— START OF Listing —

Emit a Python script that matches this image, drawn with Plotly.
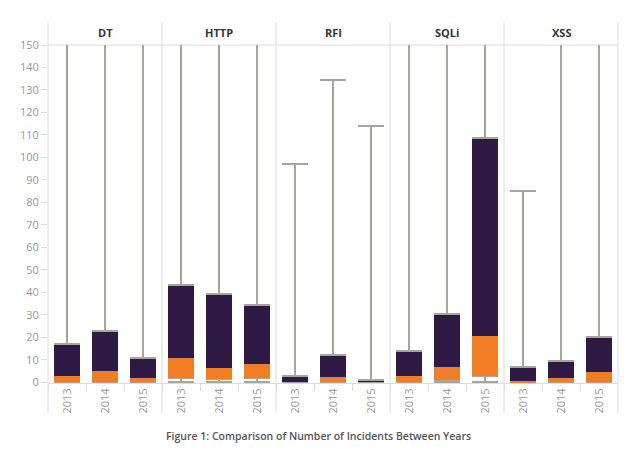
import plotly.graph_objects as go
from plotly.subplots import make_subplots

types = ["DT", "HTTP", "RFI", "SQLi", "XSS"]
years = ["2013", "2014", "2015"]

# box statistics per attack type (values per year 2013, 2014, 2015)
mins = {"DT": [0, 0, 0], "HTTP": [0, 0, 0], "RFI": [0, 0, 0], "SQLi": [0, 0, 0], "XSS": [0, 0, 0]}
q1s = {"DT": [0, 0, 0], "HTTP": [2, 1.3, 1.8], "RFI": [0, 0, 0], "SQLi": [0, 0.9, 2.8], "XSS": [0, 0, 0]}
medians = {"DT": [3, 5.2, 1.8], "HTTP": [10.6, 6.4, 8.1], "RFI": [0, 2.2, 0], "SQLi": [2.7, 6.8, 20.6], "XSS": [0.5, 2.1, 4.6]}
q3s = {"DT": [17, 23, 10.8], "HTTP": [43.5, 39.2, 34.5], "RFI": [2.8, 12.3, 1], "SQLi": [13.9, 30.6, 108.7], "XSS": [7, 9.6, 20.3]}
maxs = {"DT": [175, 175, 175], "HTTP": [175, 175, 175], "RFI": [97.2, 134.5, 113.9], "SQLi": [175, 175, 175], "XSS": [85, 175, 175]}

DARK = "#2e1a45"
ORANGE = "#f17e24"
WHISK = "#a6a59e"
GRID = "#dcdcdc"

fig = make_subplots(rows=1, cols=5, shared_yaxes=True, horizontal_spacing=0)

for i, t in enumerate(types):
    col = i + 1
    q1 = q1s[t]; med = medians[t]; q3 = q3s[t]; mn = mins[t]; mx = maxs[t]
    # invisible base from 0 to Q1, carrying the lower whisker
    fig.add_trace(go.Bar(
        x=years, y=q1, marker=dict(color="rgba(0,0,0,0)"),
        error_y=dict(type="data", symmetric=False,
                     array=[0, 0, 0], arrayminus=[a - b for a, b in zip(q1, mn)],
                     color=WHISK, thickness=2, width=13),
        showlegend=False, hoverinfo="skip"), row=1, col=col)
    # Q1 -> median (orange)
    fig.add_trace(go.Bar(
        x=years, y=[m - a for m, a in zip(med, q1)], marker=dict(color=ORANGE, line=dict(width=0)),
        showlegend=False), row=1, col=col)
    # median -> Q3 (dark), carrying the upper whisker
    fig.add_trace(go.Bar(
        x=years, y=[c - m for c, m in zip(q3, med)], marker=dict(color=DARK, line=dict(width=0)),
        error_y=dict(type="data", symmetric=False,
                     array=[x - c for x, c in zip(mx, q3)], arrayminus=[0, 0, 0],
                     color=WHISK, thickness=2, width=13),
        showlegend=False), row=1, col=col)

# The page body has an 8px margin, so the figure's margins are reduced to compensate.
fig.update_layout(
    barmode="stack", bargap=0.32,
    width=640, height=457,
    margin=dict(l=40, r=30, t=37, b=82),
    paper_bgcolor="white", plot_bgcolor="white",
    font=dict(family="Open Sans, sans-serif", color="#999999", size=11),
)

for i in range(1, 6):
    fig.update_xaxes(row=1, col=i, type="category", tickangle=-90,
                     tickfont=dict(size=11, color="#999999"),
                     ticks="outside", ticklen=7, tickcolor=GRID, tickson="boundaries",
                     showgrid=False, showline=True, linecolor=GRID, linewidth=1,
                     zeroline=False)

fig.update_yaxes(row=1, col=1, range=[-0.3, 150], dtick=10, tick0=0,
                 ticks="outside", ticklen=6, tickcolor=GRID,
                 tickfont=dict(size=11, color="#999999"),
                 showgrid=False, zeroline=False, showline=False)
for i in range(2, 6):
    fig.update_yaxes(row=1, col=i, range=[-0.3, 150], showgrid=False, zeroline=False, showline=False)

shapes = []
for i in range(6):
    shapes.append(dict(type="line", xref="paper", yref="paper", x0=i / 5, x1=i / 5,
                       y0=-0.09, y1=1.068, line=dict(color=GRID, width=1), layer="below"))
shapes.append(dict(type="line", xref="paper", yref="paper", x0=0, x1=1, y0=1, y1=1,
                   line=dict(color=GRID, width=1), layer="below"))
fig.update_layout(shapes=shapes)

annotations = []
for i, t in enumerate(types):
    annotations.append(dict(text="<b>%s</b>" % t, xref="paper", yref="paper",
                            x=(i + 0.5) / 5, y=1.038, showarrow=False,
                            font=dict(size=11, color="#333333", family="Open Sans, sans-serif"),
                            xanchor="center", yanchor="middle"))
annotations.append(dict(text="Figure 1: Comparison of Number of Incidents Between Years",
                        xref="paper", yref="paper", x=0.474, y=-0.158, showarrow=False,
                        font=dict(size=10.5, color="#555555", family="Open Sans, sans-serif", weight=600),
                        xanchor="center", yanchor="middle"))
fig.update_layout(annotations=annotations)

fig.write_html("out.html")
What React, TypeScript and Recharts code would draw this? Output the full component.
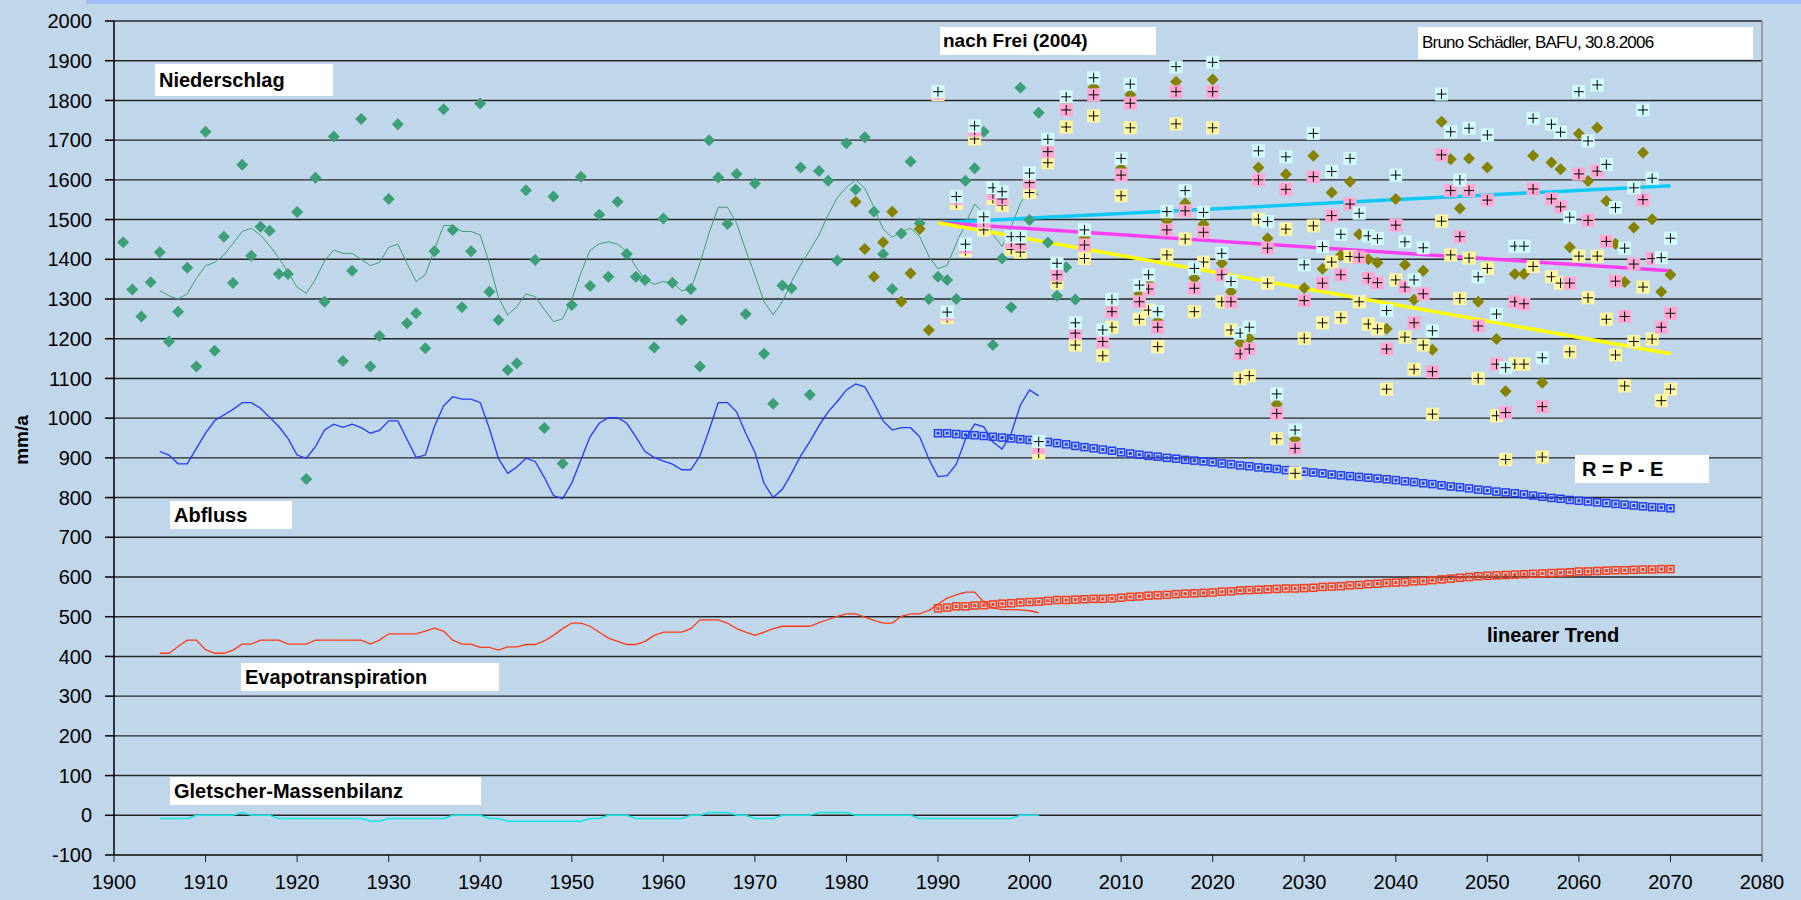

— END OF Listing —

§ What the exercise asks:
Transcribe the whole listing exactly. Pictures are excluded.

§ Task answer:
Emit a Python script that matches this image, drawn with Plotly.
import plotly.graph_objects as go
from plotly.subplots import make_subplots

types = ["DT", "HTTP", "RFI", "SQLi", "XSS"]
years = ["2013", "2014", "2015"]

# box statistics per attack type (values per year 2013, 2014, 2015)
mins = {"DT": [0, 0, 0], "HTTP": [0, 0, 0], "RFI": [0, 0, 0], "SQLi": [0, 0, 0], "XSS": [0, 0, 0]}
q1s = {"DT": [0, 0, 0], "HTTP": [2, 1.3, 1.8], "RFI": [0, 0, 0], "SQLi": [0, 0.9, 2.8], "XSS": [0, 0, 0]}
medians = {"DT": [3, 5.2, 1.8], "HTTP": [10.6, 6.4, 8.1], "RFI": [0, 2.2, 0], "SQLi": [2.7, 6.8, 20.6], "XSS": [0.5, 2.1, 4.6]}
q3s = {"DT": [17, 23, 10.8], "HTTP": [43.5, 39.2, 34.5], "RFI": [2.8, 12.3, 1], "SQLi": [13.9, 30.6, 108.7], "XSS": [7, 9.6, 20.3]}
maxs = {"DT": [175, 175, 175], "HTTP": [175, 175, 175], "RFI": [97.2, 134.5, 113.9], "SQLi": [175, 175, 175], "XSS": [85, 175, 175]}

DARK = "#2e1a45"
ORANGE = "#f17e24"
WHISK = "#a6a59e"
GRID = "#dcdcdc"

fig = make_subplots(rows=1, cols=5, shared_yaxes=True, horizontal_spacing=0)

for i, t in enumerate(types):
    col = i + 1
    q1 = q1s[t]; med = medians[t]; q3 = q3s[t]; mn = mins[t]; mx = maxs[t]
    # invisible base from 0 to Q1, carrying the lower whisker
    fig.add_trace(go.Bar(
        x=years, y=q1, marker=dict(color="rgba(0,0,0,0)"),
        error_y=dict(type="data", symmetric=False,
                     array=[0, 0, 0], arrayminus=[a - b for a, b in zip(q1, mn)],
                     color=WHISK, thickness=2, width=13),
        showlegend=False, hoverinfo="skip"), row=1, col=col)
    # Q1 -> median (orange)
    fig.add_trace(go.Bar(
        x=years, y=[m - a for m, a in zip(med, q1)], marker=dict(color=ORANGE, line=dict(width=0)),
        showlegend=False), row=1, col=col)
    # median -> Q3 (dark), carrying the upper whisker
    fig.add_trace(go.Bar(
        x=years, y=[c - m for c, m in zip(q3, med)], marker=dict(color=DARK, line=dict(width=0)),
        error_y=dict(type="data", symmetric=False,
                     array=[x - c for x, c in zip(mx, q3)], arrayminus=[0, 0, 0],
                     color=WHISK, thickness=2, width=13),
        showlegend=False), row=1, col=col)

# The page body has an 8px margin, so the figure's margins are reduced to compensate.
fig.update_layout(
    barmode="stack", bargap=0.32,
    width=640, height=457,
    margin=dict(l=40, r=30, t=37, b=82),
    paper_bgcolor="white", plot_bgcolor="white",
    font=dict(family="Open Sans, sans-serif", color="#999999", size=11),
)

for i in range(1, 6):
    fig.update_xaxes(row=1, col=i, type="category", tickangle=-90,
                     tickfont=dict(size=11, color="#999999"),
                     ticks="outside", ticklen=7, tickcolor=GRID, tickson="boundaries",
                     showgrid=False, showline=True, linecolor=GRID, linewidth=1,
                     zeroline=False)

fig.update_yaxes(row=1, col=1, range=[-0.3, 150], dtick=10, tick0=0,
                 ticks="outside", ticklen=6, tickcolor=GRID,
                 tickfont=dict(size=11, color="#999999"),
                 showgrid=False, zeroline=False, showline=False)
for i in range(2, 6):
    fig.update_yaxes(row=1, col=i, range=[-0.3, 150], showgrid=False, zeroline=False, showline=False)

shapes = []
for i in range(6):
    shapes.append(dict(type="line", xref="paper", yref="paper", x0=i / 5, x1=i / 5,
                       y0=-0.09, y1=1.068, line=dict(color=GRID, width=1), layer="below"))
shapes.append(dict(type="line", xref="paper", yref="paper", x0=0, x1=1, y0=1, y1=1,
                   line=dict(color=GRID, width=1), layer="below"))
fig.update_layout(shapes=shapes)

annotations = []
for i, t in enumerate(types):
    annotations.append(dict(text="<b>%s</b>" % t, xref="paper", yref="paper",
                            x=(i + 0.5) / 5, y=1.038, showarrow=False,
                            font=dict(size=11, color="#333333", family="Open Sans, sans-serif"),
                            xanchor="center", yanchor="middle"))
annotations.append(dict(text="Figure 1: Comparison of Number of Incidents Between Years",
                        xref="paper", yref="paper", x=0.474, y=-0.158, showarrow=False,
                        font=dict(size=10.5, color="#555555", family="Open Sans, sans-serif", weight=600),
                        xanchor="center", yanchor="middle"))
fig.update_layout(annotations=annotations)

fig.write_html("out.html")
What React, TypeScript and Recharts code would draw this? Output the full component.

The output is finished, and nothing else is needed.